Mickey Wolfson also grew up on the Beach in a beautiful house on North Bay Road built for this parents, Colonel Mitchelll and Frances Wolfson, at the beginning of the century. A party for the Bertha Abess Foundation this spring, had the notable guests sitting under the trees with the rear façade as an almost operatic setting, and dancing on the terrazzo patio around the fountain.
Other children of founding Beach families who now own their own homes in the residential district include Carole Wien Portier, who has divided a charming townhouse complex with the distinguished designers, Charles and Camille Lehman; David and Linda Nevel (his father Joseph, owns Pershing Auto) and Diane and Isaac Camber. Diane, Director of the Bass Museum, returned from life in Lafayette, Tex. in the 70s to buy back her parent’s house on Sheridan.

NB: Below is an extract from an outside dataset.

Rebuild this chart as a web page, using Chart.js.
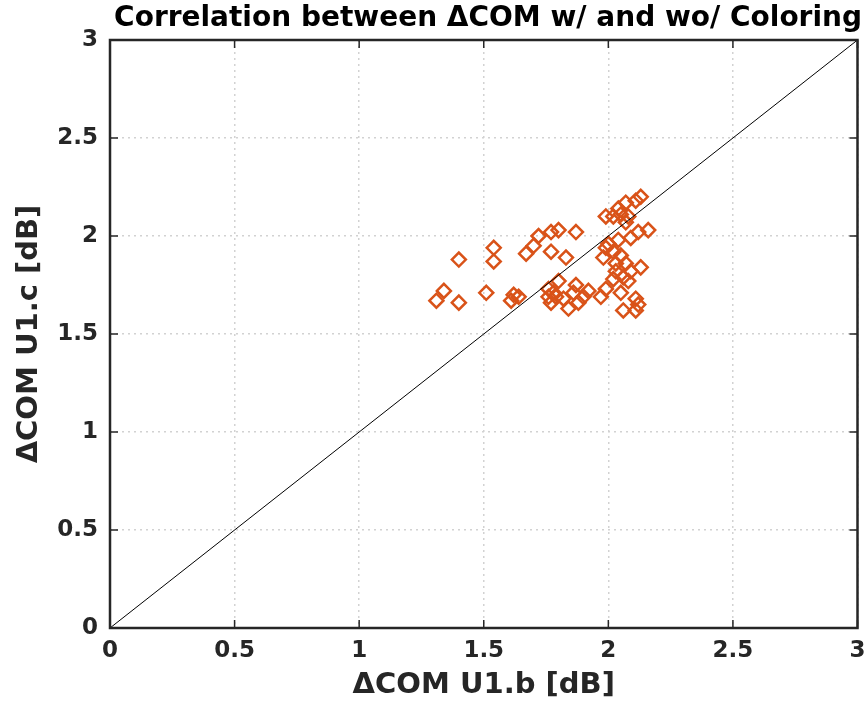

Still others affecting the development are designers such as Leonard L. Horowitz (whose father, Irving Horowitz, is with Shearson, American Express on Miami Beach) Richard Hoberman, a leader in MDPL’s restoration and an economic development specialist, who also grew up on the Beach in a classic Mediterranean suburban house on Sheridan Avenue; the Miami Design Preservation League’s Ton Luyk, Florence Pion, and of course, the redoubtable Edith Irma Siegel, and her daughters Renee Marshall, and Carole Posner.
They are bringing to the Beach the new high style, family or suburban year-round living of our time. The new islanders, with their worldwide sophistication, should affect the insular politics of the Beach and bring new breadth to the libraries, museums, theatres, and other cultural resources.
With all this restoration going on, there is a new note—compatible contemporary new buildings as well. Like the Grove or the Gables, Miami Beach is seeing an infusion of stunning new houses—some of which like that designed by Charles Harrison Pawley on Sunset I or the house planned by young Octavio Robles for Alton Road, these new homes are designed to blend well with site and surroundings.
Barbara Baer Capitman is president of the Art Deco Societies of America Inc. and of the Miami Design Preservation League. She, too, lives on Miami Beach.